__Goal of the exercise__:
Gather all lines from the material that contain the word "seaborn".

__Records provided__:
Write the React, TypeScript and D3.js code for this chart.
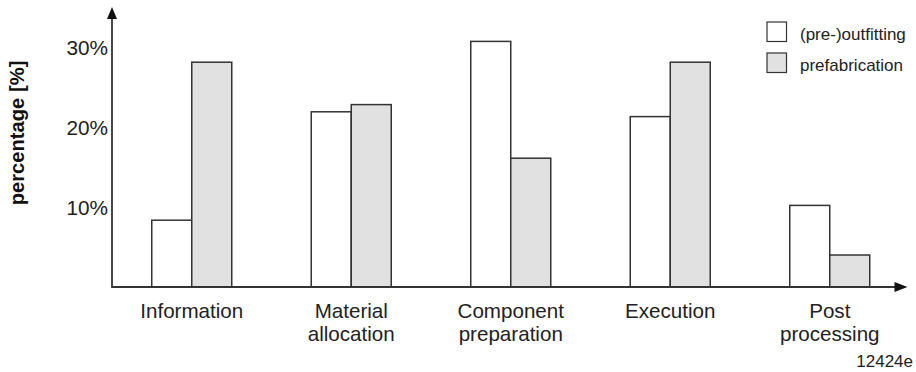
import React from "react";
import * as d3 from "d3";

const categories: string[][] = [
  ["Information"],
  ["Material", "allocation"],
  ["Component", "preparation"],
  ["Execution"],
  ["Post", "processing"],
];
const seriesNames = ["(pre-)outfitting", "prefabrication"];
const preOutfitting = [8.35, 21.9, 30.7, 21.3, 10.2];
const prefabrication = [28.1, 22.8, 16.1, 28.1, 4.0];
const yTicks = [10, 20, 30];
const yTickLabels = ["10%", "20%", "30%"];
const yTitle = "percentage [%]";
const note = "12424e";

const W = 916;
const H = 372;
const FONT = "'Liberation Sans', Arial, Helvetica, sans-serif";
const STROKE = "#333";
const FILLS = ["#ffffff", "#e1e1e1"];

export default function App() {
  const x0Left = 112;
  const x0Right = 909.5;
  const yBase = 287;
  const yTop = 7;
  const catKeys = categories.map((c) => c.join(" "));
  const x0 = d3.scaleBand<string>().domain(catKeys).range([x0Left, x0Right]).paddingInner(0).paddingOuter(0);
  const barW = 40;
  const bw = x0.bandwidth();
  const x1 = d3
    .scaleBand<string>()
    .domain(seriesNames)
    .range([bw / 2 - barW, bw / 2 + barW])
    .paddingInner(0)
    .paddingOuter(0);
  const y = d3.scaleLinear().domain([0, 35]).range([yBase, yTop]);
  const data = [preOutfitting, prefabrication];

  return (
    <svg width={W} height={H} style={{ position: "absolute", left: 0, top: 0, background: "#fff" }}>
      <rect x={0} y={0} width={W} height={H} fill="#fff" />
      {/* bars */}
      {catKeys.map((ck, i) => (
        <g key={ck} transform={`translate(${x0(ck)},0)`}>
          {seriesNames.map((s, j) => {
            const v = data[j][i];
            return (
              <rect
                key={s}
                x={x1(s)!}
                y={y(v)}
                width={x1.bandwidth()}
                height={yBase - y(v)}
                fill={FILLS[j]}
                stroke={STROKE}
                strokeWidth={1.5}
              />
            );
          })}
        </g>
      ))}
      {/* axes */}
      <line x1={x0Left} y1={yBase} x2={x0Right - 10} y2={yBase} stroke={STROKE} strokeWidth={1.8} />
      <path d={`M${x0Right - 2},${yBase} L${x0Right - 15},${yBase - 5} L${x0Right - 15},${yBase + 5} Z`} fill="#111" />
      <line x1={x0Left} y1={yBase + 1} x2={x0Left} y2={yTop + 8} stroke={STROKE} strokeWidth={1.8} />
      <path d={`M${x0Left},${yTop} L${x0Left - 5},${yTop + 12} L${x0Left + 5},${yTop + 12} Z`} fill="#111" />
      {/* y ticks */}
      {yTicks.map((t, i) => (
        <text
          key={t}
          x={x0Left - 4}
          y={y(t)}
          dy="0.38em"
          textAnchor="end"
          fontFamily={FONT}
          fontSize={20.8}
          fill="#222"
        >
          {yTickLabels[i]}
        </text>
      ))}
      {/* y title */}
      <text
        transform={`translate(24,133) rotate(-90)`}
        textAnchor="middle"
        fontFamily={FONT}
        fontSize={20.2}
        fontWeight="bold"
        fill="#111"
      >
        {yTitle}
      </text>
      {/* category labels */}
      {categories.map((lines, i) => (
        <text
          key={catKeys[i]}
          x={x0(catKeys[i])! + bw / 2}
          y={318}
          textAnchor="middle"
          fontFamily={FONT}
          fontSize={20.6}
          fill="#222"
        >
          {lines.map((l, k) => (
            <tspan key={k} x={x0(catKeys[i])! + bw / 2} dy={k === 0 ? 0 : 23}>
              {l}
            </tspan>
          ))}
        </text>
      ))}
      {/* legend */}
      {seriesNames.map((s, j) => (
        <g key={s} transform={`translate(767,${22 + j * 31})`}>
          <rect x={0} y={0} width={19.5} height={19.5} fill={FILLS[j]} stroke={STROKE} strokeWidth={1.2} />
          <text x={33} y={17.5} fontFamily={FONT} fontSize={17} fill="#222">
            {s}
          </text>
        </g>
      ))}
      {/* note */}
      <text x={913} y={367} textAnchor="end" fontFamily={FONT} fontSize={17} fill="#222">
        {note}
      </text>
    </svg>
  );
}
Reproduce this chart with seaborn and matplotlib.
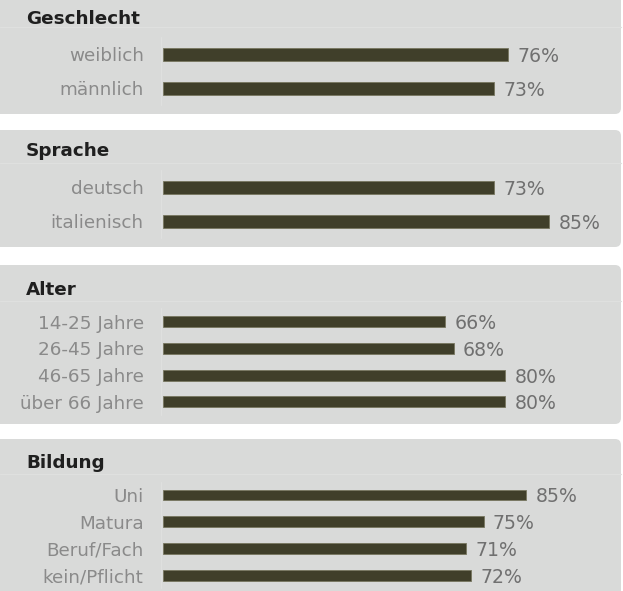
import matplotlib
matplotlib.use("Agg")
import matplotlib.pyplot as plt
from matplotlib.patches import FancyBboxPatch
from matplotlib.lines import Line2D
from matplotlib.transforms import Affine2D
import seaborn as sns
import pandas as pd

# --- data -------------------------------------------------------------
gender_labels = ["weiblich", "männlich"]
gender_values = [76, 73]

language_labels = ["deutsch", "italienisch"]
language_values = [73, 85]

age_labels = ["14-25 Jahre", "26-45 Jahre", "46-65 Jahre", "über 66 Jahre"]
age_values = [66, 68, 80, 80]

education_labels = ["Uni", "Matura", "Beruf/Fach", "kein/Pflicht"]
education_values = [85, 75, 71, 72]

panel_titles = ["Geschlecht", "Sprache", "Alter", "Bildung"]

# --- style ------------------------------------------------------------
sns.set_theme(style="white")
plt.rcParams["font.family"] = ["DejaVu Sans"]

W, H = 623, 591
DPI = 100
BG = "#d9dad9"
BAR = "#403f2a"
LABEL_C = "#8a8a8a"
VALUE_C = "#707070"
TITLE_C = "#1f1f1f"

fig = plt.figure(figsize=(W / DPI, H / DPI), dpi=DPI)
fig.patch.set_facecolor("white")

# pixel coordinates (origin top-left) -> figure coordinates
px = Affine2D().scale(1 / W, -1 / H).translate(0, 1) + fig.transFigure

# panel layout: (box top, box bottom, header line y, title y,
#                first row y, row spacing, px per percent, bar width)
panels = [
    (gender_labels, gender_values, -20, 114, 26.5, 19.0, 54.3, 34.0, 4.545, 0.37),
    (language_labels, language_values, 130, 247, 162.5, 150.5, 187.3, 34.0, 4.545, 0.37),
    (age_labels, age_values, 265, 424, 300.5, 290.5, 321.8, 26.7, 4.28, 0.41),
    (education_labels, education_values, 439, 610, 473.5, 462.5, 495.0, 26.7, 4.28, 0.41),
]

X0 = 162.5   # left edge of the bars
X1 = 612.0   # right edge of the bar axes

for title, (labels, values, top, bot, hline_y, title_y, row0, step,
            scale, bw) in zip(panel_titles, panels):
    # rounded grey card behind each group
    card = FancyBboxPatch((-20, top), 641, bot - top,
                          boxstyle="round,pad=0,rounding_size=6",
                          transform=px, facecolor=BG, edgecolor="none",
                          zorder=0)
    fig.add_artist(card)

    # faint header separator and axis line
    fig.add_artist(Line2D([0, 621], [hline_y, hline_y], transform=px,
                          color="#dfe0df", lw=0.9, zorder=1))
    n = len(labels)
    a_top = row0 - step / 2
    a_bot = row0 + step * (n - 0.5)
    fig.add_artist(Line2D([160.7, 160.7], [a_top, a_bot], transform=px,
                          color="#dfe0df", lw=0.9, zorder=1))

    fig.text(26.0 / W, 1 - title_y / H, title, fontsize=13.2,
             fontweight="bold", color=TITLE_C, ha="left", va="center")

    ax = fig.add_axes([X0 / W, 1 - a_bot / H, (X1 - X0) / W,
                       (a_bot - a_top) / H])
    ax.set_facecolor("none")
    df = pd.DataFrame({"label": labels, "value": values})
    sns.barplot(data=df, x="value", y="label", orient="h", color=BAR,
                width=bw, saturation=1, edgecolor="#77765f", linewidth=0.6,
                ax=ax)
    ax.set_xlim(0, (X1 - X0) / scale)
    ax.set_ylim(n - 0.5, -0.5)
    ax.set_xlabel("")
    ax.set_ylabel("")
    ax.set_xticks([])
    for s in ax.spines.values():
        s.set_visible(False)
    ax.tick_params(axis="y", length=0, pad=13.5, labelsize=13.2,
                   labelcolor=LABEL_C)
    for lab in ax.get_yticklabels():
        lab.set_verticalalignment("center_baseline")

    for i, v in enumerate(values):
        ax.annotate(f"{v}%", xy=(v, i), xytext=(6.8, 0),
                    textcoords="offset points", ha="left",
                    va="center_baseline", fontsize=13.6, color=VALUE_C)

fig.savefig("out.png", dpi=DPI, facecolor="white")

__Task solution__:
Reproduce this chart with seaborn and matplotlib.
import seaborn as sns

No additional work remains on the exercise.